Defining Termite Baits

Termite baits have been in use for several decades now. Learning about them will help you make the most of the bait and monitoring systems, keeping you away from the mistakes made by many homeowners. Just as the name suggests, the bait acts as a trap that pulls the termites to a particular location where you can restrict their movement or eliminate them. Baits help you keep the pests from reaching areas where they can cause unwanted damage.

The Working Mechanism

It is worth noting that termite baits can suffice as the only prevention method when dealing with termites. However, you can also use them alongside other prevention techniques, such as liquid soil treatment for established termite colonies. The best approach is to have termite bait stations installed and monitored at different points within your home.

The bait stations offer targeted treatment. This helps to treat termite nests built far beneath your foundation. Using perimeter soil treatment will not suffice for combating such nests lying deep in the ground.

Above Ground Baits

Termites are also notorious for their activity on the ground. They can move above the ground to find trees and wooden structures to attack. They can also use routes above the ground to move between different colonies. An above ground termite bait will come in handy when dealing with such cases.

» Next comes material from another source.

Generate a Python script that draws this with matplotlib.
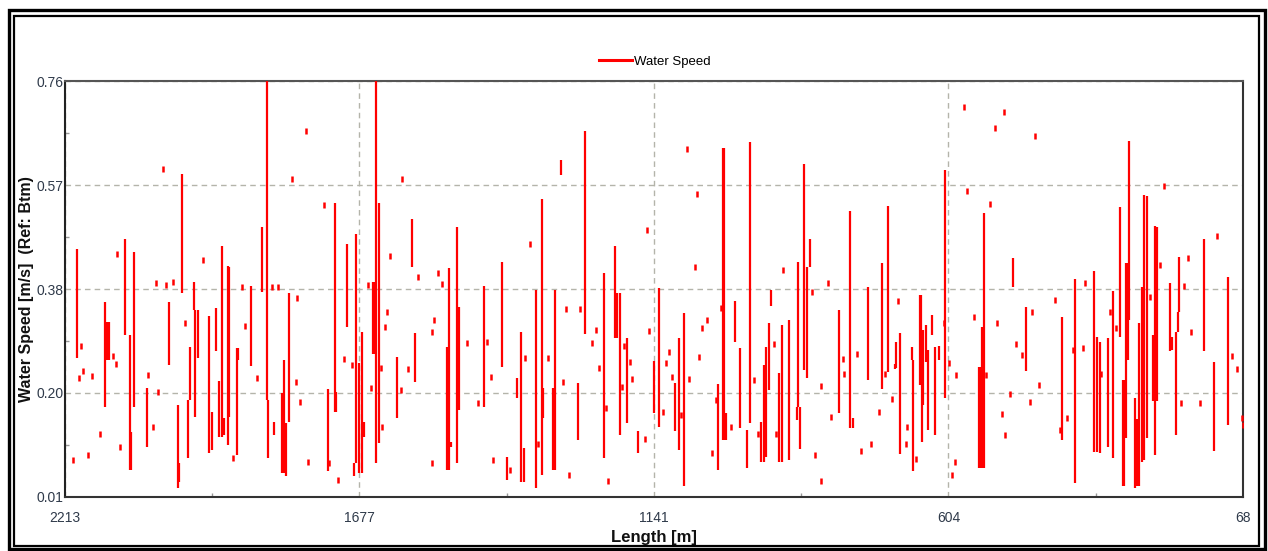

The baits should be installed directly in the termites' paths. They can also sit in the middle of mud tubes, drywall and wood identified as an active termite gallery.

The Benefits You Get

Termite baits and bait systems have several advantages for any homeowner using them. First, they are relatively eco-friendly because you only apply chemical insecticides in highly targeted areas. The method works better than spreading insecticides across your home's perimeter. Secondly, you can use special bait stations for early detection of termite presence. This will help you determine the right course of action, unlike other techniques that cannot test for termite presence.